Finally, let's try to prove that any honeycomb involving twip must be an infinite stack of copies of a single layer which is the prism of a 2D tiling.
Since twap is ruled out, a single twip must be part of an infinite stack of twips. We saw in 'Two prisms' that a twip must be surrounded by other prisms (with parallel axes); so at least any prism directly touching the twip is also part of an infinite stack of prisms. A vertical edge of the twip has a configuration corresponding to one in 2D:
12.12.3
12.6.4
12.4.3.3
12.3.4.3
A 12-gon or 6-gon can be converted to 3-gons and 4-gons (as described in the first post here), without changing the validity of any 2D tiling it's a part of. Similarly, in 3D, an infinite stack of twips or hips can be converted to a stack of trips and cubes, without changing the validity of any honeycomb it's a part of. Let's do so, whenever possible.

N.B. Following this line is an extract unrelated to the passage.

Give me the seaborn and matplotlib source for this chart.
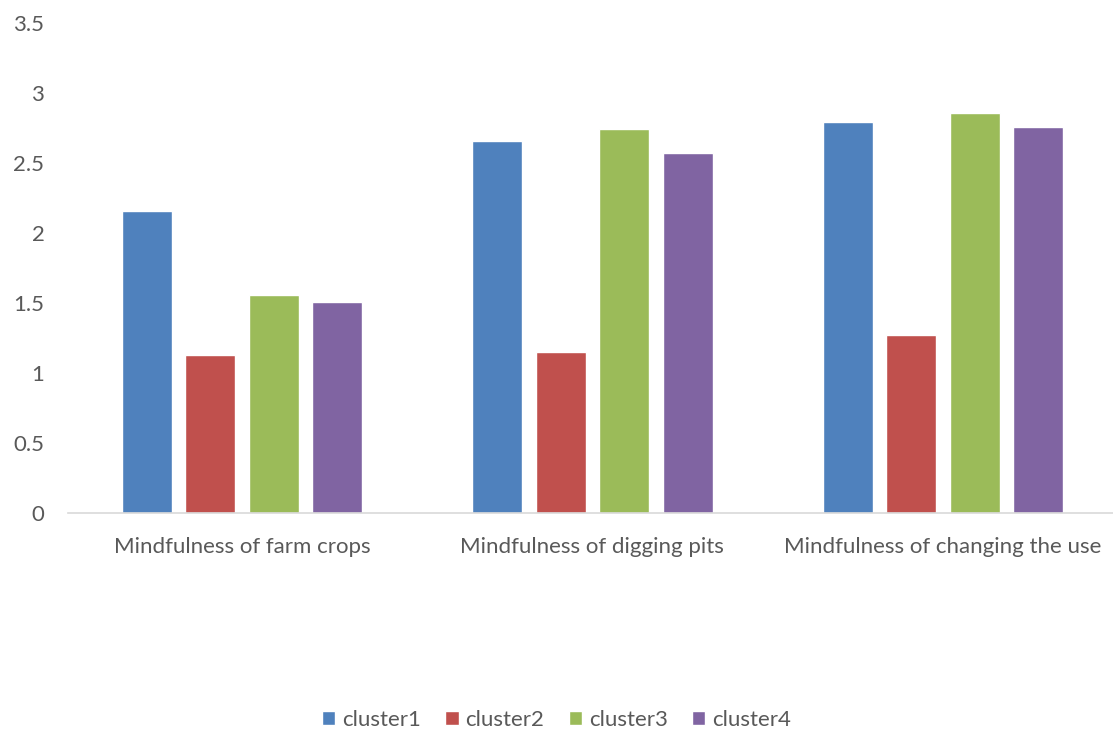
import matplotlib
matplotlib.use("Agg")
import matplotlib.pyplot as plt
import seaborn as sns
import pandas as pd

categories = ["Mindfulness of farm crops", "Mindfulness of digging pits", "Mindfulness of changing the use"]
clusters = ["cluster1", "cluster2", "cluster3", "cluster4"]
cluster1 = [2.16, 2.66, 2.79]
cluster2 = [1.13, 1.15, 1.27]
cluster3 = [1.56, 2.74, 2.86]
cluster4 = [1.51, 2.57, 2.76]
y_ticks = [0, 0.5, 1, 1.5, 2, 2.5, 3, 3.5]

colors = ["#4F81BD", "#C0504D", "#9BBB59", "#8064A2"]

rows = []
for name, vals in zip(clusters, [cluster1, cluster2, cluster3, cluster4]):
    for cat, v in zip(categories, vals):
        rows.append({"category": cat, "cluster": name, "value": v})
df = pd.DataFrame(rows)

sns.set_style("white")
plt.rcParams["font.family"] = ["Lato", "DejaVu Sans"]
text_color = "#595959"

fig = plt.figure(figsize=(11.13, 7.34), dpi=100)
ax = fig.add_axes([68 / 1113, 1 - 513 / 734, 1 - 68 / 1113, (513 - 23) / 734])

sns.barplot(data=df, x="category", y="value", hue="cluster", order=categories,
            hue_order=clusters, palette=colors, width=0.725, gap=0.213,
            saturation=1, ax=ax, legend=True)

ax.set_xlim(-0.496, 2.485)
ax.set_ylim(0, 3.5)
ax.set_yticks(y_ticks)
ax.set_yticklabels([f"{t:g}" for t in y_ticks])
ax.set_xlabel("")
ax.set_ylabel("")
for s in ["top", "right", "left"]:
    ax.spines[s].set_visible(False)
ax.spines["bottom"].set_color("#D9D9D9")
ax.spines["bottom"].set_linewidth(1.2)
ax.tick_params(axis="y", length=0, pad=17, labelsize=16, labelcolor=text_color)
ax.tick_params(axis="x", length=0, pad=17, labelsize=16, labelcolor=text_color)

handles, labels = ax.get_legend_handles_labels()
ax.get_legend().remove()
fig.legend(handles, labels, loc="center", bbox_to_anchor=(0.5, 1 - 720 / 734),
           ncol=4, frameon=False, fontsize=16, labelcolor=text_color,
           handlelength=0.6, handleheight=0.6, handletextpad=0.3, columnspacing=1.1)

fig.savefig("out.png", dpi=100)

In 2D, the 12-gon produces 4.3.4.3.3 vertices inside of it (and one 3.3.3.3.3.3 vertex), and incomplete 4.3 vertices at the boundary.
Suppose there's an infinite stack of cubes attached to an infinite stack of trips (with both stacks extending in the same direction, of course). Notice that the analysis of 'Two prisms' was mostly local, considering only a neighbourhood of a vertex. It doesn't matter whether there are other trips and cubes forming a complete twip; all that matters is this configuration {4} 180° {4} 150° {4} 180° {4} 150°. It was shown in 'Two prisms' that these squares must attach to other prisms with parallel axes. Therefore, the two stacks of trips and cubes must attach to other stacks of prisms (except possibly on the far side of the cube, opposite the trip).

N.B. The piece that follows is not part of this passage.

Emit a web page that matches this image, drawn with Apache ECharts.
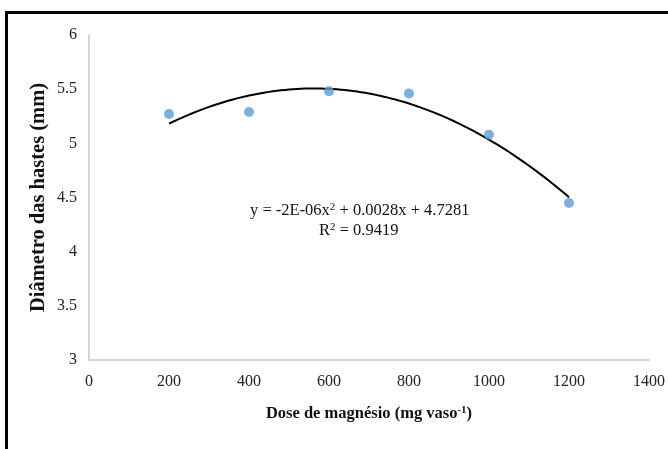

Suppose there are three infinite stacks of cubes, corresponding to the 2D configuration 4.4.4 . For the partial sum 3*90°, the program gives us 4*90°, and 3*90° + 2*45°. The latter sum can't be used, as J4 would give an adjacent edge 2*90° + 144.7356° which can't be completed. The former sum can only mean another cube (since the other 90° dihedral angles in elementary polyhedra are not 4.4 as required). So we get a fourth infinite stack of cubes, corresponding to the 2D configuration 4.4.4.4 .
Suppose there are four infinite stacks of trips, corresponding to the 2D configuration 3.3.3.3 . For the partial sum 4*60°, the program gives us 6*60°, and 4*60° + 120°. The dihedral angle 60° appears only in trip, and 120° appears only in hip. And a triangle in trip (in one layer of the honeycomb) can't attach to a hexagon in hip (in the next layer). So we get either two more infinite stacks of trips, corresponding to the 2D configuration 3.3.3.3.3.3, or an infinite stack of hips, corresponding to 3.3.3.3.6 (but then the hips decompose into trips anyway).

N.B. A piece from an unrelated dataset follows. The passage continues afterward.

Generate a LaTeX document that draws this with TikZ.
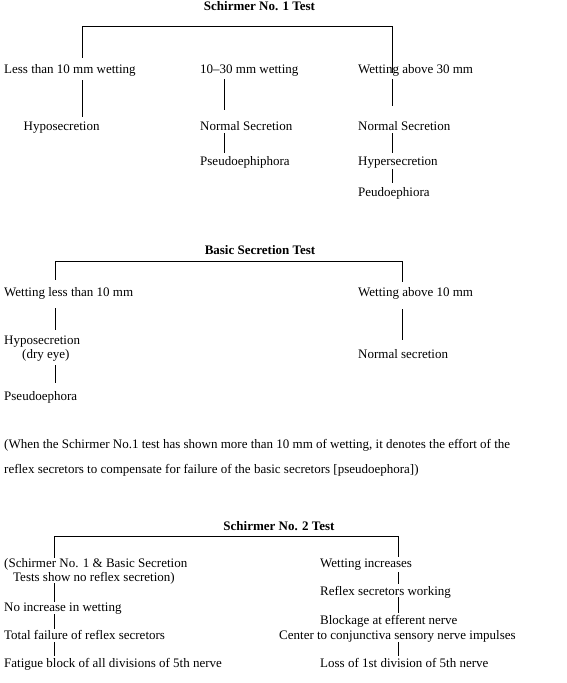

Now we only need to prove the following: If we're fitting squares and triangles together in 2D, starting with a 4.3.4.3.3 vertex, completing any vertices including the partial configuration 4.3, or 4.4.4 or 3.3.3.3, and never completing a vertex with just 4.4 or 3.3 or 3.3.3, then the entire plane will be covered. And this should be true regardless of what choices are made in completing vertices (that is, whether any 4.3 becomes 4.3.4.3.3 or 4.3.3.4.3 or 4.3.3.3.4).
If we can prove that, then the statement about twip honeycombs will follow. Each time we complete a vertex in 2D, the corresponding honeycomb gets extended, necessarily with infinite stacks of prisms. When the triangles and squares cover the plane, the corresponding stacks of trips and cubes fill the entire space. When the triangles and squares overlap, invalidating the tiling, the corresponding honeycomb is also invalid. When there's a 30° gap in the tiling, there's also a 30° gap in the honeycomb, which can't be filled by any CRF dihedral angle. I make no claims about a twip honeycomb that's incomplete and cannot be completed. My claim is that any complete honeycomb containing twip must be made of infinite stacks of prisms with parallel axes.